Domestic and international supply relationships often require different contractual provisions. International agreements should address governing law and dispute resolution, cross-border tax and customs implications, export controls, currency risk, and compliance with foreign legal requirements, which are less likely to be relevant in purely domestic contracts. When working with international suppliers, include clear Incoterms for shipment responsibilities, define which party handles customs and duties, and consider arbitration clauses and choice-of-law provisions that facilitate cross-border enforcement. Tailoring contracts for jurisdictional variation reduces risk and simplifies compliance.

Reasonable insurance requirements typically include commercial general liability, product liability when applicable, and professional liability for services, with policy limits reflecting the scale of risk. For high-risk activities, additional coverages such as cyber liability or cargo insurance may be appropriate, and contractual language should require evidence of coverage and notice of material policy changes. Insurance provisions should align with indemnity clauses so that the carrier can respond to covered claims. Requiring vendors to name the buyer as an additional insured in appropriate circumstances and to provide certificates of insurance creates an implementable safety net for potential liabilities.

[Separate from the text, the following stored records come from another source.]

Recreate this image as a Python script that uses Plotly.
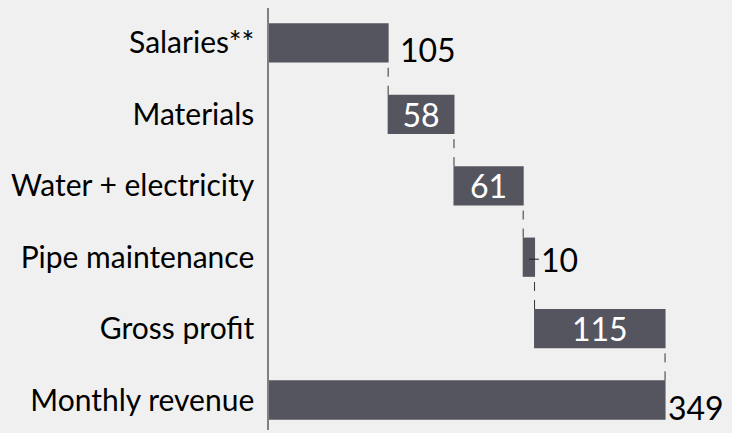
import plotly.graph_objects as go

# Monthly cost breakdown, bottom to top
categories = ["Monthly revenue", "Gross profit", "Pipe maintenance",
              "Water + electricity", "Materials", "Salaries**"]
amounts = [349, 115, 10, 61, 58, 105]
measures = ["absolute", "relative", "relative", "relative", "relative", "relative"]
label_inside = [False, True, False, True, True, False]

BAR = "#55555f"
BG = "#f0f0f0"
FONT = "Lato"
VALUE_SIZE = 32

deltas = [amounts[0]] + [-a for a in amounts[1:]]

# running totals to find where each bar ends on the right
before, after, run = [], [], 0
for m, d in zip(measures, deltas):
    start = 0 if m == "absolute" else run
    end = d if m == "absolute" else run + d
    before.append(start)
    after.append(end)
    run = end
right_edge = [max(b, a) for b, a in zip(before, after)]
mid = [(b + a) / 2 for b, a in zip(before, after)]

fig = go.Figure(go.Waterfall(
    orientation="h",
    y=categories,
    x=deltas,
    measure=measures,
    text=[str(a) if ins else "" for a, ins in zip(amounts, label_inside)],
    textinfo="text",
    textposition="inside",
    textangle=0,
    constraintext="none",
    insidetextanchor="middle",
    insidetextfont=dict(family=FONT, size=VALUE_SIZE, color="white"),
    increasing=dict(marker=dict(color=BAR)),
    decreasing=dict(marker=dict(color=BAR)),
    totals=dict(marker=dict(color=BAR)),
    connector=dict(mode="between", line=dict(color="#333333", width=1, dash="dash")),
    hoverinfo="skip",
))

annotations = []
for i, (cat, a, ins) in enumerate(zip(categories, amounts, label_inside)):
    if ins:
        continue
    if a < 20:
        # small bar: short leader line from the bar to its label
        annotations.append(dict(
            x=mid[i], y=cat, text=str(a), showarrow=True, arrowhead=0,
            arrowwidth=1, arrowcolor="#222222", ax=10, ay=0, standoff=0,
            xanchor="left", yshift=-2,
            font=dict(family=FONT, size=VALUE_SIZE, color="black"),
        ))
    else:
        annotations.append(dict(
            x=right_edge[i], y=cat, text=str(a), showarrow=False,
            xanchor="left", xshift=10 if i else 1, yshift=-7,
            font=dict(family=FONT, size=VALUE_SIZE, color="black"),
        ))

fig.update_layout(
    width=732, height=433,
    margin=dict(l=269, r=0, t=8, b=3),
    paper_bgcolor=BG, plot_bgcolor=BG,
    waterfallgap=0.45,
    showlegend=False,
    annotations=annotations,
    xaxis=dict(range=[0, 408], visible=False, fixedrange=True),
    yaxis=dict(
        type="category", range=[-0.42, 5.49], showgrid=False, zeroline=False,
        showline=True, linecolor="#808080", linewidth=1.5, ticks="",
        ticklabelstandoff=7,
        tickfont=dict(family=FONT, size=30, color="black"),
        automargin=False, fixedrange=True,
    ),
)

fig.write_html("out.html")
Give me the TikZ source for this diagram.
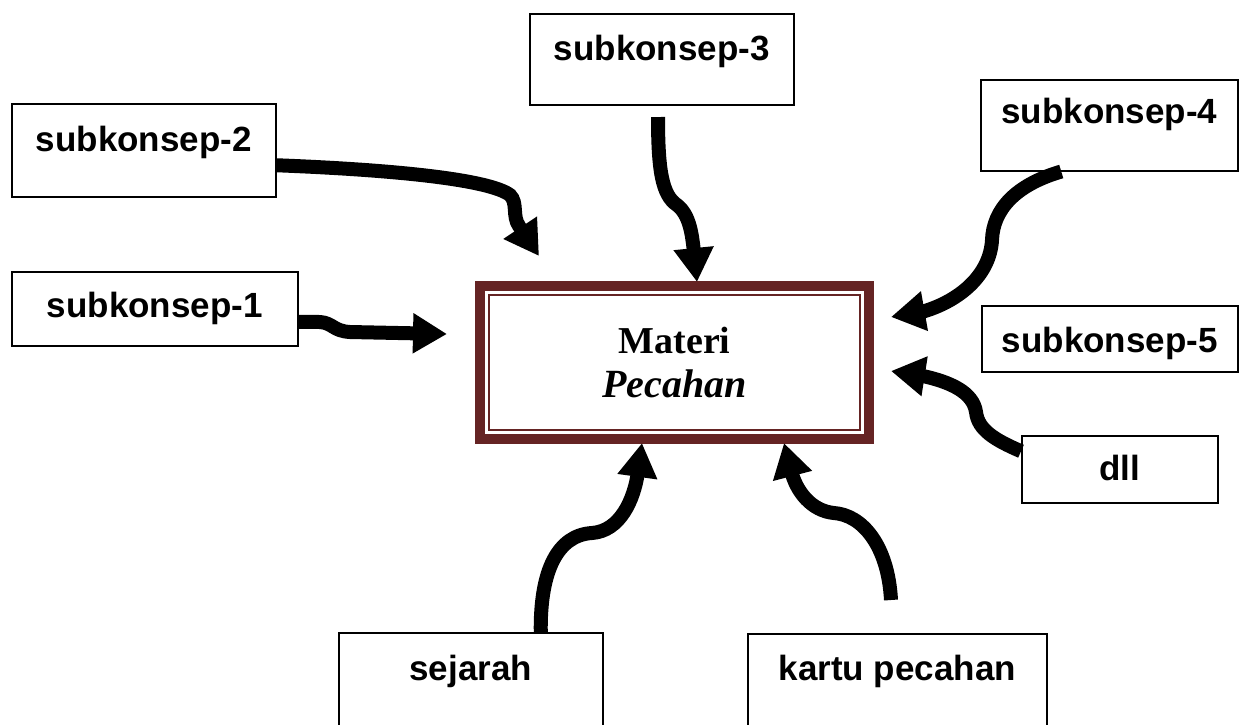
\documentclass[tikz,border=0pt]{standalone}
\usepackage{fontspec}
\setmainfont{Liberation Serif}
\setsansfont{Liberation Sans}
\usetikzlibrary{arrows.meta}
\definecolor{boxbrown}{HTML}{652424}
\begin{document}
\begin{tikzpicture}[x=1pt,y=-1pt,
  box/.style={draw, line width=1.5pt, inner xsep=0pt, inner ysep=0pt, anchor=north west,
    font=\sffamily\bfseries\fontsize{35}{40}\selectfont},
  conn/.style={line width=14pt, -{Triangle[width=38pt,length=34pt]}},
]
\path[use as bounding box] (0,0) rectangle (1249,724);
\clip (0,0) rectangle (1249,724);

% main box
\node[draw=boxbrown, line width=10pt, minimum width=389pt, minimum height=153pt, inner sep=0pt,
      align=center, font=\fontsize{38}{44}\selectfont\bfseries] (m) at (674.5,362.5)
  {Materi\\ \fontsize{40}{44}\selectfont\itshape Pecahan};
\draw[boxbrown, line width=2.5pt] ([shift={(14,14)}]m.north west) rectangle ([shift={(-14,-14)}]m.south east);

% boxes
\node[box, minimum width=286pt, text height=46pt, text depth=28pt] (s1) at (11,271) {subkonsep-1};
\node[box, minimum width=264pt, text height=48pt, text depth=45pt] (s2) at (11,103) {subkonsep-2};
\node[box, minimum width=264pt, text height=47pt, text depth=44pt] (s3) at (529,13) {subkonsep-3};
\node[box, minimum width=257pt, text height=44pt, text depth=47pt] (s4) at (980,79) {subkonsep-4};
\node[box, minimum width=256pt, text height=47pt, text depth=19pt] (s5) at (981,305) {subkonsep-5};
\node[box, minimum width=196pt, text height=45pt, text depth=22pt] (dll) at (1021,435) {dll};
\node[box, minimum width=264pt, text height=48pt, text depth=55pt] (sej) at (338,632) {sejarah};
\node[box, minimum width=299pt, text height=47pt, text depth=55pt] (kp) at (747,633) {kartu pecahan};

% free ends
\coordinate (s3o) at (658,117);
\coordinate (kpo) at (891,600);
\coordinate (t1) at (447,334);
\coordinate (t2) at (539,256);
\coordinate (t3) at (697,282);
\coordinate (t4) at (891,317);
\coordinate (t6) at (891,371);
\coordinate (t7) at (642,443);
\coordinate (t8) at (784,443);

% connectors
\draw[conn] ([yshift=-13pt]s1.east) -- (320,322) .. controls (333,323) and (333,331) .. (350,332) -- (t1);
\draw[conn] ([yshift=-15pt]s2.east) .. controls (400,170) and (490,180) .. (510,195)
   .. controls (518,203) and (512,216) .. (519,226) -- (t2);
\draw[conn] (s3o) .. controls (658,170) and (662,195) .. (677,205)
   .. controls (690,215) and (692,235) .. (694,252) -- (t3);
\draw[conn] ([xshift=-48pt]s4.south) .. controls (1015,185) and (993,210) .. (992,240)
   .. controls (990,275) and (960,300) .. (925,311) -- (t4);
\draw[conn] ([yshift=18pt]dll.west) .. controls (995,440) and (978,430) .. (976,412)
   .. controls (973,392) and (950,382) .. (923,376) -- (t6);
\draw[conn] ([xshift=70pt]sej.north) .. controls (540,570) and (558,535) .. (592,533)
   .. controls (620,531) and (634,500) .. (638,472) -- (t7);
\draw[conn] (kpo) .. controls (888,545) and (862,515) .. (834,513)
   .. controls (812,511) and (796,492) .. (791,470) -- (t8);
\end{tikzpicture}
\end{document}
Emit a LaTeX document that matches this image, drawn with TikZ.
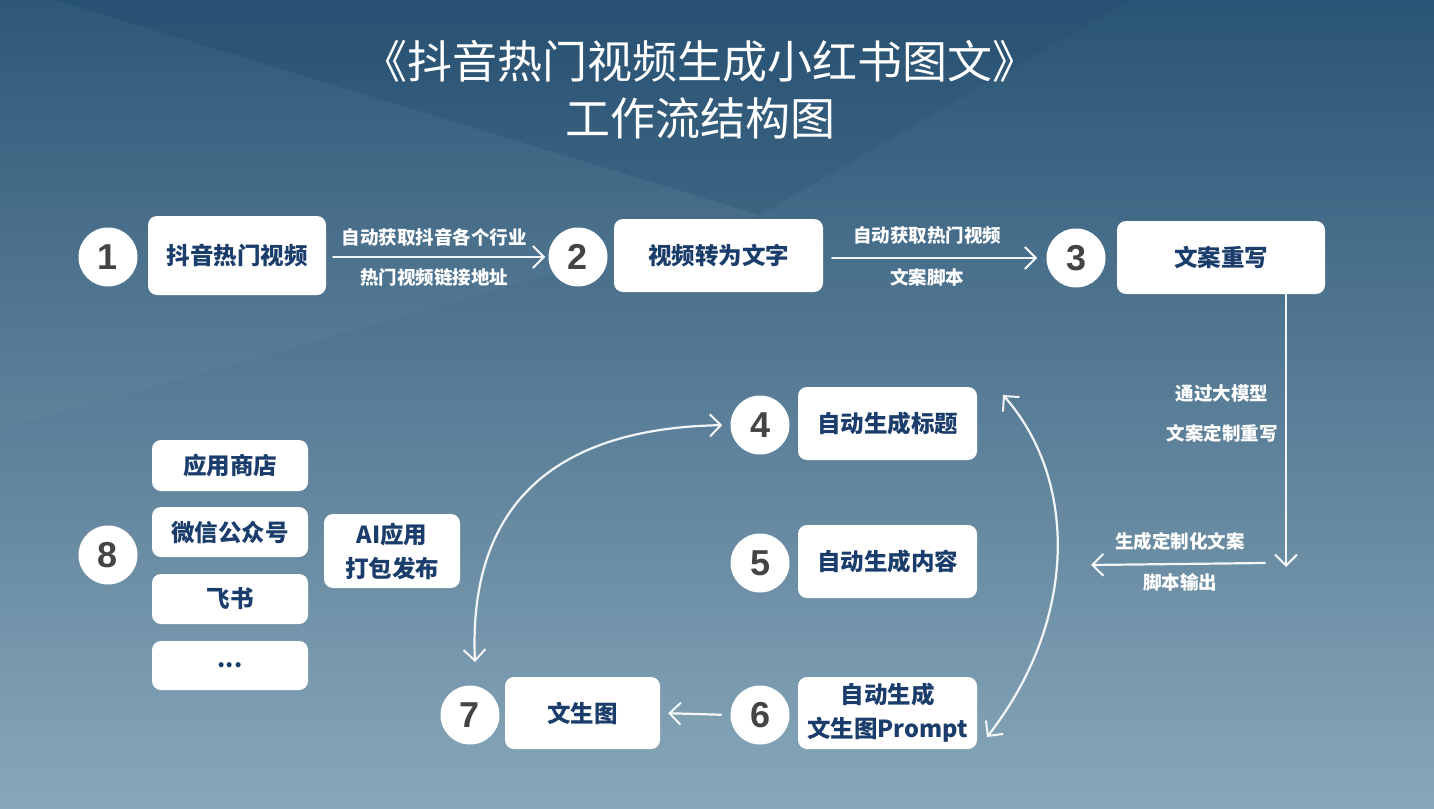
\documentclass[tikz,border=0pt]{standalone}
\usepackage{fontspec}
\setmainfont{Noto Sans CJK SC}
\newfontfamily\numfont{Liberation Sans}
\usetikzlibrary{arrows.meta}
\definecolor{bgtop}{HTML}{2A5475}
\definecolor{bgbot}{HTML}{88A7B9}
\definecolor{wedge}{HTML}{1A3F62}
\definecolor{navy}{HTML}{1B3D6B}
\definecolor{numgray}{HTML}{444444}
\tikzset{
  box/.style={fill=white, rounded corners=9pt, text=navy, font=\fontsize{23.5}{28}\selectfont\bfseries, align=center, inner sep=0pt},
  box2/.style={box, font=\fontsize{23.5}{34}\selectfont\bfseries},
  numc/.style={circle, fill=white, minimum size=59pt, inner sep=0pt, text=numgray, font=\numfont\fontsize{36}{36}\selectfont\bfseries},
  lbl/.style={text=white, font=\fontsize{18.5}{22}\selectfont\bfseries, inner sep=0pt},
  chalk/.style={draw=white, line width=2.2pt, opacity=0.92, line cap=round, -{Straight Barb[length=11pt,width=22pt,line width=2pt]}},
  chalkb/.style={chalk, {Straight Barb[length=11pt,width=22pt,line width=2pt]}-{Straight Barb[length=11pt,width=22pt,line width=2pt]}},
}
\begin{document}
\begin{tikzpicture}[x=1pt,y=-1pt]
\useasboundingbox (0,0) rectangle (1434,808);
\shade[top color=bgtop, bottom color=bgbot] (0,0) rectangle (1434,808);
\fill[wedge, opacity=0.14] (55,0) -- (1130,0) -- (760,215) -- cycle;
\fill[white, opacity=0.025] (0,0) -- (55,0) -- (760,215) -- (0,430) -- cycle;

% title
\node[text=white, font=\fontsize{45}{52}\selectfont, align=center] (title) at (700,90) {《抖音热门视频生成小红书图文》\\[5pt]工作流结构图};

% circles
\node[numc] (c1) at (108,257) {1};
\node[numc] (c2) at (578,257) {2};
\node[numc] (c3) at (1076,258) {3};
\node[numc] (c4) at (760,425) {4};
\node[numc] (c5) at (760,563) {5};
\node[numc] (c6) at (760,715) {6};
\node[numc] (c7) at (470,715) {7};
\node[numc] (c8) at (108,555) {8};

% boxes
\node[box, minimum width=178pt, minimum height=79pt] (b1) at (237,255.5) {抖音热门视频};
\node[box, minimum width=209pt, minimum height=73pt] (b2) at (718.5,255.5) {视频转为文字};
\node[box, minimum width=208pt, minimum height=73pt] (b3) at (1221,257.5) {文案重写};
\node[box, minimum width=179pt, minimum height=73pt] (b4) at (887.5,423.5) {自动生成标题};
\node[box, minimum width=179pt, minimum height=73pt] (b5) at (887.5,561.5) {自动生成内容};
\node[box2, minimum width=179pt, minimum height=72pt] (b6) at (887.5,713) {自动生成\\文生图Prompt};
\node[box, minimum width=155pt, minimum height=72pt] (b7) at (582.5,713) {文生图};

\node[box, minimum width=156pt, minimum height=51pt] (p1) at (230,465.5) {应用商店};
\node[box, minimum width=156pt, minimum height=50pt] (p2) at (230,532) {微信公众号};
\node[box, minimum width=156pt, minimum height=50pt] (p3) at (230,599) {飞书};
\node[box, minimum width=156pt, minimum height=49pt] (p4) at (230,665.5) {...};
\node[box2, minimum width=136pt, minimum height=74pt] (ai) at (392,551) {AI应用\\打包发布};

% labels
\node[lbl] (l1a) at (434,237) {自动获取抖音各个行业};
\node[lbl] (l1b) at (434,277) {热门视频链接地址};
\node[lbl] (l2a) at (927,235) {自动获取热门视频};
\node[lbl] (l2b) at (927,277) {文案脚本};
\node[lbl] (l3a) at (1222,393) {通过大模型};
\node[lbl] (l3b) at (1222,433) {文案定制重写};
\node[lbl] (l4a) at (1180,541) {生成定制化文案};
\node[lbl] (l4b) at (1180,582) {脚本输出};

% connectors
\coordinate (d1) at (1286,567);
\coordinate (d2) at (1265,563);
\coordinate (d3) at (1091,565);
\coordinate (r1) at (987,737);
\coordinate (r2) at (1003,395);
\coordinate (t7) at (475,662);

\draw[chalk, shorten <=7pt, shorten >=3pt] (b1.east |- c2) -- (c2.west);
\draw[chalk, shorten <=9pt, shorten >=9pt] (b2.east |- c3) -- (c3.west);
\draw[chalk] (b3.south -| d1) -- (d1);
\draw[chalk] (d2) -- (d3);
\draw[chalkb] (r1) .. controls (1078,620) and (1078,480) .. (r2);
\draw[chalkb, shorten <=8pt] (c4.west) .. controls (560,428) and (468,500) .. (t7);
\draw[chalk, shorten <=9pt, shorten >=8pt] (c6.west) -- (b7.east);
\end{tikzpicture}
\end{document}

Vendor agreements should be reviewed periodically, with frequency depending on the complexity of the relationship and changes in law or operations. Annual reviews are common for material suppliers, while low-risk contracts may be reviewed on renewal or when significant business shifts occur to ensure terms remain current and effective. Trigger events such as supply chain disruptions, business acquisitions, regulatory changes, or repeated performance issues should prompt immediate review and possible amendment. Proactive contract management prevents stale terms from producing unexpected liabilities or operational constraints.